Inutile dire che in questo contesto la situazione delle donne con disabilità diventa ancora più insostenibile. Se in gioventù il fattore che sovrastava tutte le altre caratteristiche personali era la disabilità, ora l’età concorre a completare l’opera di cancellazione, come se non ci fossero altri criteri da utilizzare come base relazionale. In realtà, a pensarci bene, sarebbe proprio questa la chiave di volta, individuare nella comune appartenenza al genere umano, nei percorsi di vita, negli interessi e nei desideri che non spariscono con l’età gli “agganci” per stare in relazione, per includere invece di escludere.

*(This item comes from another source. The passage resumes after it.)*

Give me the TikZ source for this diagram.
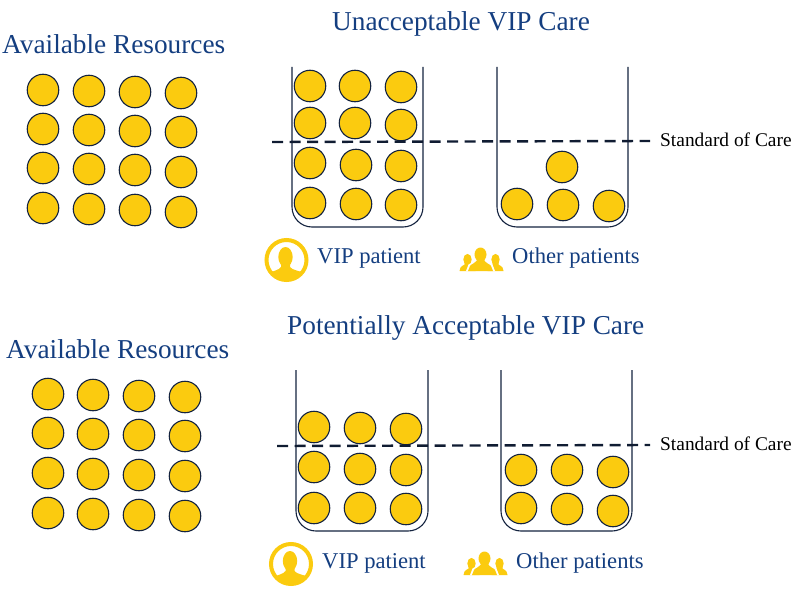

«Se io penso che è un errore fare della gioventù un valore, neanche vorrei che si pensasse che sto dicendo che la vecchiaia è un valore, perché non lo è. Valori sono, quando lo sono, gli esseri umani, indipendentemente dall’età che hanno», ebbe a dire lo scrittore e Premio Nobel per la letteratura José Saramago (1922-2010) nel 1998. Lo stesso si potrebbe affermare per l’abilità e la disabilità. Trattare gioventù e abilità come valori le ha trasformate in dispositivi di esclusione. Smettere di trattarle come tali apre mondi di possibilità. Disvelare quanto sia delirante questo meccanismo depotenzia la loro attrattiva: siamo sicuri/e di voler assecondare un sistema che prima o dopo ci sbalzerà fuori perché basato sull’irrealtà? Ognuno e ognuna incarna l’età e le disabilità che ha. Non vanno esibite, né camuffate. Semplicemente sono.
*All’interno del progetto FISH Disabilità: la discriminazione non si somma, si moltiplica si sono costituite cinque comunità di pratica impegnate ad indagare altrettante forme di discriminazione multipla: quella relativa al genere e alla disabilità (donne con disabilità), quella sull’età e disabilità (che comprende sia minori che anziani/e con disabilità), quella sulla cittadinanza e disabilità (migranti con disabilità) e quella sull’orientamento sessuale/identità di genere e disabilità (persone con disabilità appartenenti alla comunità LGBT+: lesbiche, gay, bisessuali, transessuali, ecc.).